■ WORK TO DO
Look through the data for the string "this". Copy every line where it is found.

■ DATA
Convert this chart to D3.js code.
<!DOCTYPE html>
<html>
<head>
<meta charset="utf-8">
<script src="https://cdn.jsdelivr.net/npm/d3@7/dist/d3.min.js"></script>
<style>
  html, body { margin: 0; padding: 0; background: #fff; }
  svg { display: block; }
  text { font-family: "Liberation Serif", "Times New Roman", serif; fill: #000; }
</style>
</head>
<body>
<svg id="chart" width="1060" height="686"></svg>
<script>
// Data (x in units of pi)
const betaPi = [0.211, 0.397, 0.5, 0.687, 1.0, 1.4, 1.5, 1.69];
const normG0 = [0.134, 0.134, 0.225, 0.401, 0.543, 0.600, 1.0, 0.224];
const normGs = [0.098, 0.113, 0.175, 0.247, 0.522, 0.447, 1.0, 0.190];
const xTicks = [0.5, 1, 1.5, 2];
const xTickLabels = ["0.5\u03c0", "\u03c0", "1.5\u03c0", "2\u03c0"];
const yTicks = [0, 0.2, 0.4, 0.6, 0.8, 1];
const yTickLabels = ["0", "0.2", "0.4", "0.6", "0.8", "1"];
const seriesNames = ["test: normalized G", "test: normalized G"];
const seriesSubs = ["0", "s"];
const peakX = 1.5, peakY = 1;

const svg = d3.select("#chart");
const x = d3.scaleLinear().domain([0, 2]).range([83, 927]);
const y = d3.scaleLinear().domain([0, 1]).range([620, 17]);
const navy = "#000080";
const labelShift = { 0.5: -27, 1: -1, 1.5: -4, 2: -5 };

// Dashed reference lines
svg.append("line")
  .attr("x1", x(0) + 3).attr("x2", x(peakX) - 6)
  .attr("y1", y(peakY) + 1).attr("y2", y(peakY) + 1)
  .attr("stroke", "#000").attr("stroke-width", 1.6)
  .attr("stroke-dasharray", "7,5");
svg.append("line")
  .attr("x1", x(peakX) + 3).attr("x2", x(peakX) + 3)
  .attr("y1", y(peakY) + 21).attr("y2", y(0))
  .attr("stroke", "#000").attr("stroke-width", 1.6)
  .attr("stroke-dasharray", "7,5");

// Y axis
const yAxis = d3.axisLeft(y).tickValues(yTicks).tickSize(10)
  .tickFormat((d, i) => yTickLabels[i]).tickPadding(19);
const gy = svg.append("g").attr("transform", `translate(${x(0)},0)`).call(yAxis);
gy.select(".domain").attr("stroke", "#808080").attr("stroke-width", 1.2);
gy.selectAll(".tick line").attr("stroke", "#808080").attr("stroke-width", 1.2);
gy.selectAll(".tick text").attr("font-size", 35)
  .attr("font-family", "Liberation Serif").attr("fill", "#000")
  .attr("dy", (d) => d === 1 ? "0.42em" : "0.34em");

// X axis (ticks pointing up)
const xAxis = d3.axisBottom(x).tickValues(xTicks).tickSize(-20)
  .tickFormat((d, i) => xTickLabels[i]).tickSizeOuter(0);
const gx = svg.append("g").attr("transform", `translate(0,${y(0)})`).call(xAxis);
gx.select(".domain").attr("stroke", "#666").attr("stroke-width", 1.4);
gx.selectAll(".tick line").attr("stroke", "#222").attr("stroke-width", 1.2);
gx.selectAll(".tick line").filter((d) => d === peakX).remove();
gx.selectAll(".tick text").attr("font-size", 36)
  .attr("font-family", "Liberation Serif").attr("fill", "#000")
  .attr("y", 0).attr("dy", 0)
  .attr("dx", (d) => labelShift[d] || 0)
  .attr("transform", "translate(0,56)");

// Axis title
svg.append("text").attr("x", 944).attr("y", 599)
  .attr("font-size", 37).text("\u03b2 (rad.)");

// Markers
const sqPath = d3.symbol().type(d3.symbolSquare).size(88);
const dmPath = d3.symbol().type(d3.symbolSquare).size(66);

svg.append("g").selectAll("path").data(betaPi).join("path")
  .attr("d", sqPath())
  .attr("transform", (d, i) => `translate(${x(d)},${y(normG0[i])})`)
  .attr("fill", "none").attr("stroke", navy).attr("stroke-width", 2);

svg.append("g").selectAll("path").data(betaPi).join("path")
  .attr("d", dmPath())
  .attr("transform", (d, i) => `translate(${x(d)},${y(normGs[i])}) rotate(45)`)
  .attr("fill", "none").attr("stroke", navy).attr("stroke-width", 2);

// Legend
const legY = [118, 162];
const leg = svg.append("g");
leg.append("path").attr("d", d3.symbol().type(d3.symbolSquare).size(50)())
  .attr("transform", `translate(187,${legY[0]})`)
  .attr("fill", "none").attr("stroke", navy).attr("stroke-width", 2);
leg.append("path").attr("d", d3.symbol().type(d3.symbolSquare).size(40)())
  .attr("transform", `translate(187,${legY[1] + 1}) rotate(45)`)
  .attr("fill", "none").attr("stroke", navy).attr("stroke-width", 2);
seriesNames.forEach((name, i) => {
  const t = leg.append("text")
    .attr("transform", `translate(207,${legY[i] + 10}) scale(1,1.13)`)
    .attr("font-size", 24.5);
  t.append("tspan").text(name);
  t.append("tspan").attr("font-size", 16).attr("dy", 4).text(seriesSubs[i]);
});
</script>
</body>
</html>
...
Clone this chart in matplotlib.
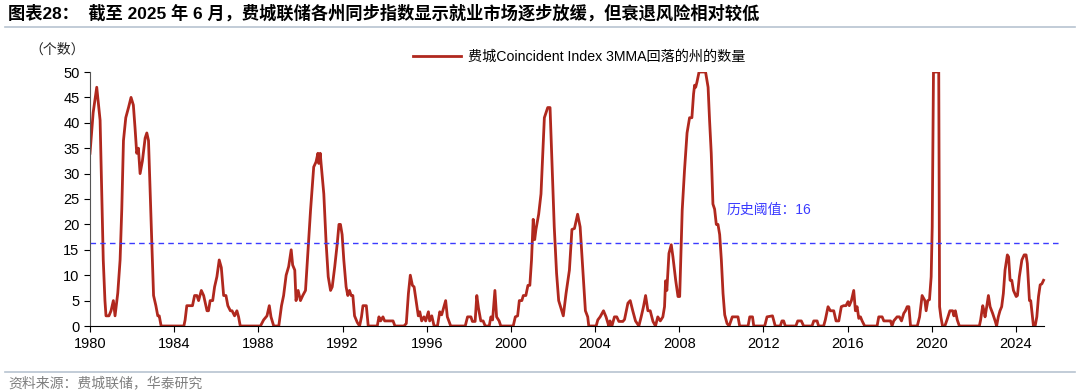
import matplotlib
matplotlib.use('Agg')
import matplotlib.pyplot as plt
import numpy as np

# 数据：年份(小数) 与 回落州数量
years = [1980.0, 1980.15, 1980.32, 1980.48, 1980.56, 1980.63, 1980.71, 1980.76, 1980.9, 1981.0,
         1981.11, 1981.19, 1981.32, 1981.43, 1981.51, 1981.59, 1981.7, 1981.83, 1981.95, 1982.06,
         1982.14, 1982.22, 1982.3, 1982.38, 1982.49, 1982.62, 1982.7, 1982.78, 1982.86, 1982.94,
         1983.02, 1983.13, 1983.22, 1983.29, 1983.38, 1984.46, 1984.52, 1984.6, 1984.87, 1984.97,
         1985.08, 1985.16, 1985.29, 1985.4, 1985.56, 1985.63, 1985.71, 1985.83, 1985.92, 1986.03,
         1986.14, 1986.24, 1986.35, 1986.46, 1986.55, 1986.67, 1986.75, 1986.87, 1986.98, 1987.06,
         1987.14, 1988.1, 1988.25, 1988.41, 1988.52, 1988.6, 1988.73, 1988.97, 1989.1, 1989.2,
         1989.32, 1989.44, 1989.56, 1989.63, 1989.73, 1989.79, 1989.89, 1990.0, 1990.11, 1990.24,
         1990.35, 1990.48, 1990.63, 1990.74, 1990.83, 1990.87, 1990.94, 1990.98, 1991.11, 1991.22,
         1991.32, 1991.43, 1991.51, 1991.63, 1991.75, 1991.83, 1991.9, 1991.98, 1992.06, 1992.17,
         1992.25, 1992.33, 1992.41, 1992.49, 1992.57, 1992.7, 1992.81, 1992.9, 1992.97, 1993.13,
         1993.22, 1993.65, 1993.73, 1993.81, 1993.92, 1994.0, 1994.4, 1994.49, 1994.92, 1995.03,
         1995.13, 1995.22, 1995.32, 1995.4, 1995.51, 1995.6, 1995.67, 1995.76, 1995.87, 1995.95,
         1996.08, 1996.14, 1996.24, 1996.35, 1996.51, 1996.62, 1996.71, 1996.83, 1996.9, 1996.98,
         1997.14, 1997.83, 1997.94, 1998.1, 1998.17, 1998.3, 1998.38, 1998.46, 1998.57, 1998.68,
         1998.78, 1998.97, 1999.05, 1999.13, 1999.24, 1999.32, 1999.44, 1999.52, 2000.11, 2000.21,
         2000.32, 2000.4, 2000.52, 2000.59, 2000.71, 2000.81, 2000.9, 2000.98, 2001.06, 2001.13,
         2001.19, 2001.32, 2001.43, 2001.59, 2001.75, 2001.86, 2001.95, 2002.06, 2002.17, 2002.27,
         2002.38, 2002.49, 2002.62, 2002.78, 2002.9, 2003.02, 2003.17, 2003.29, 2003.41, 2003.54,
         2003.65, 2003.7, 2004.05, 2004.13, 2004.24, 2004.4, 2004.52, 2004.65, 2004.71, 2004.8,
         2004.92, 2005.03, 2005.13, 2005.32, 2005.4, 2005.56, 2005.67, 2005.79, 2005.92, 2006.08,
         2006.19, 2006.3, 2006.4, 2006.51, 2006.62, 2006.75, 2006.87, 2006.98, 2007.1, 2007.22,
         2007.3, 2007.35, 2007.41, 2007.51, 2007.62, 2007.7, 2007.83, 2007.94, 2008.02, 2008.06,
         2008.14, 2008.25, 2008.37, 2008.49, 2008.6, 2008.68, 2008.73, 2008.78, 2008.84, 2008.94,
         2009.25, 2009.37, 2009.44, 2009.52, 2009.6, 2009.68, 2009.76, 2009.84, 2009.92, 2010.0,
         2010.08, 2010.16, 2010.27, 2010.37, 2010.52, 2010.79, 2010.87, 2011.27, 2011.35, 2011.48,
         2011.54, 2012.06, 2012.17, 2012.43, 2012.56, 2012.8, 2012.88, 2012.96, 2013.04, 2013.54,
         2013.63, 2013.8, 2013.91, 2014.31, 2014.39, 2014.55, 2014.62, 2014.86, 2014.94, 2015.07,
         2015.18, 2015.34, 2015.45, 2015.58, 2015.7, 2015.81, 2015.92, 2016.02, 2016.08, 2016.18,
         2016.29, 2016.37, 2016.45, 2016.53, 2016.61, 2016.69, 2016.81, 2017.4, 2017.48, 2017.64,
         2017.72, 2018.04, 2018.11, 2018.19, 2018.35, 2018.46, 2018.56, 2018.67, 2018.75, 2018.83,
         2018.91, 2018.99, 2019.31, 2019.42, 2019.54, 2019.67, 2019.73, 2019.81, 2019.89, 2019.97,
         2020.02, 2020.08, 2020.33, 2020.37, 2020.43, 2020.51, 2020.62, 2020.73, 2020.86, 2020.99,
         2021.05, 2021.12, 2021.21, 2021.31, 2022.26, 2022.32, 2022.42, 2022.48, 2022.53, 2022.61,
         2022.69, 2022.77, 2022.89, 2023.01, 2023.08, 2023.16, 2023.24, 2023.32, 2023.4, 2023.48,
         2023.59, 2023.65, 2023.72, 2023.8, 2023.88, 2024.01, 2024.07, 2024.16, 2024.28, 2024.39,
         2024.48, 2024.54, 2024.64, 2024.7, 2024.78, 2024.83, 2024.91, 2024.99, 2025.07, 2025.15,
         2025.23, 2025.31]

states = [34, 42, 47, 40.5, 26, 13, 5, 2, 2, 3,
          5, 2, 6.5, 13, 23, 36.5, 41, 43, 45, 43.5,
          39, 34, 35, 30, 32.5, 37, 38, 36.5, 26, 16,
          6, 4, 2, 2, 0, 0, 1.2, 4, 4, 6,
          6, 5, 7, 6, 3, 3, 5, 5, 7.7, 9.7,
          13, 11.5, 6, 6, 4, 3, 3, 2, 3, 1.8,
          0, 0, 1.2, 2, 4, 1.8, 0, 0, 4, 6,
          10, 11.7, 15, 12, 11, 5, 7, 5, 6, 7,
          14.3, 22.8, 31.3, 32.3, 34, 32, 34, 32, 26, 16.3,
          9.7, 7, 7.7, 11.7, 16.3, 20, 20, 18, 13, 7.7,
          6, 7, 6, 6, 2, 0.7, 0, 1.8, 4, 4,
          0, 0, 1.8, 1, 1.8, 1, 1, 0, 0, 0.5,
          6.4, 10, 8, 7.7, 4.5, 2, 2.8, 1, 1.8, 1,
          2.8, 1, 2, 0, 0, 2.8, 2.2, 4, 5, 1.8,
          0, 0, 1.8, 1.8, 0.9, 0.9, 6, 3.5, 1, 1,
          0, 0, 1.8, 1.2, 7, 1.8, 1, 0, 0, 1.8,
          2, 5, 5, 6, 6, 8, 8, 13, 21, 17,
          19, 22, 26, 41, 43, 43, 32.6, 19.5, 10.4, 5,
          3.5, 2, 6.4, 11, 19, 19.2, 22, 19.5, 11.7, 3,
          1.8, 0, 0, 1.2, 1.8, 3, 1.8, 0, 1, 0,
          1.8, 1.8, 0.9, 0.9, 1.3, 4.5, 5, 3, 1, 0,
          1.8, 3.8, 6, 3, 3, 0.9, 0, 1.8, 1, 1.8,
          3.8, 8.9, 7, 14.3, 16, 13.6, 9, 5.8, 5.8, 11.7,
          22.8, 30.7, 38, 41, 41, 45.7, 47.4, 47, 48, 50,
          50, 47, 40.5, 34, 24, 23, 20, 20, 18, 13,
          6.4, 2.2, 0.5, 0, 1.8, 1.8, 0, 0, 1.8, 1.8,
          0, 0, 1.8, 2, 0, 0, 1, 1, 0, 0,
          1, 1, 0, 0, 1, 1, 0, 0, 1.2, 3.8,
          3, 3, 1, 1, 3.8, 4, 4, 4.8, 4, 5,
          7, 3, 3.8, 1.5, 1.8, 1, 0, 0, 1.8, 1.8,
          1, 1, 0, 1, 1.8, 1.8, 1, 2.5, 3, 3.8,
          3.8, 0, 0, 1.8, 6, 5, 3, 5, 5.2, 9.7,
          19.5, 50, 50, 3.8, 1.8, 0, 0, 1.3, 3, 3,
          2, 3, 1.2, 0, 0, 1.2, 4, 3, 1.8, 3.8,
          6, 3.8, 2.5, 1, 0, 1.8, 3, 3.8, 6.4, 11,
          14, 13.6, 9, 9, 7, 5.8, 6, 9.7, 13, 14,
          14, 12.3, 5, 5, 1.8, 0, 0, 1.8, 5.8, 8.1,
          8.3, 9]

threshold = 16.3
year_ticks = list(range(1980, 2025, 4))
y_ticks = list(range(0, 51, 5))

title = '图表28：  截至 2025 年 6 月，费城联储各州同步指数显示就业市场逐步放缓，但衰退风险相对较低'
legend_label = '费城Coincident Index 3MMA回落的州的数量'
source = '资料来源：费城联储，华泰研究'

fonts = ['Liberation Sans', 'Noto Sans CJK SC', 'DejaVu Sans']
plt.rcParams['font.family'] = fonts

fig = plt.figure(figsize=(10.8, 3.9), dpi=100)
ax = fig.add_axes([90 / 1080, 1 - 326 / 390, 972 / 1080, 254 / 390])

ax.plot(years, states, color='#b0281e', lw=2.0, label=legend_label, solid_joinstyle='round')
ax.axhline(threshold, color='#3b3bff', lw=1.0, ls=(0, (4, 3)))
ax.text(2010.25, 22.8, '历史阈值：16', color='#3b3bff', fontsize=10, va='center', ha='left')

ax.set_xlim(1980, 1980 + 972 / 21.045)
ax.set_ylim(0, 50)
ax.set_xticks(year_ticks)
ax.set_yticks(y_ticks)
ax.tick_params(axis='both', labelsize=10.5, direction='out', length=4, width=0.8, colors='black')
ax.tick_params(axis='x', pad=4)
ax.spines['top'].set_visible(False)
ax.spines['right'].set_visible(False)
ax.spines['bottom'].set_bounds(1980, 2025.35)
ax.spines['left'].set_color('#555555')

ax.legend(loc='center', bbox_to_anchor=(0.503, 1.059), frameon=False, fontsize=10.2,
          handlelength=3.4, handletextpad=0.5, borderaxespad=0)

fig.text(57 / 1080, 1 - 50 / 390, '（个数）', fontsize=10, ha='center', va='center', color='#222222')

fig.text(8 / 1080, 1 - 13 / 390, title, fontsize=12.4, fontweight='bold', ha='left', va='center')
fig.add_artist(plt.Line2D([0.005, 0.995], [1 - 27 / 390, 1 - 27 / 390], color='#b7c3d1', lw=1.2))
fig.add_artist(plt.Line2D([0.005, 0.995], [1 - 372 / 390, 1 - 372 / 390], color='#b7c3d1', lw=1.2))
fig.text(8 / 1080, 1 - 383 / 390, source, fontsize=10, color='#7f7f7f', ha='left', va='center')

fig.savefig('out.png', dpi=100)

■ CORRECT RESPONSE
Convert this chart to D3.js code.
Clone this chart in matplotlib.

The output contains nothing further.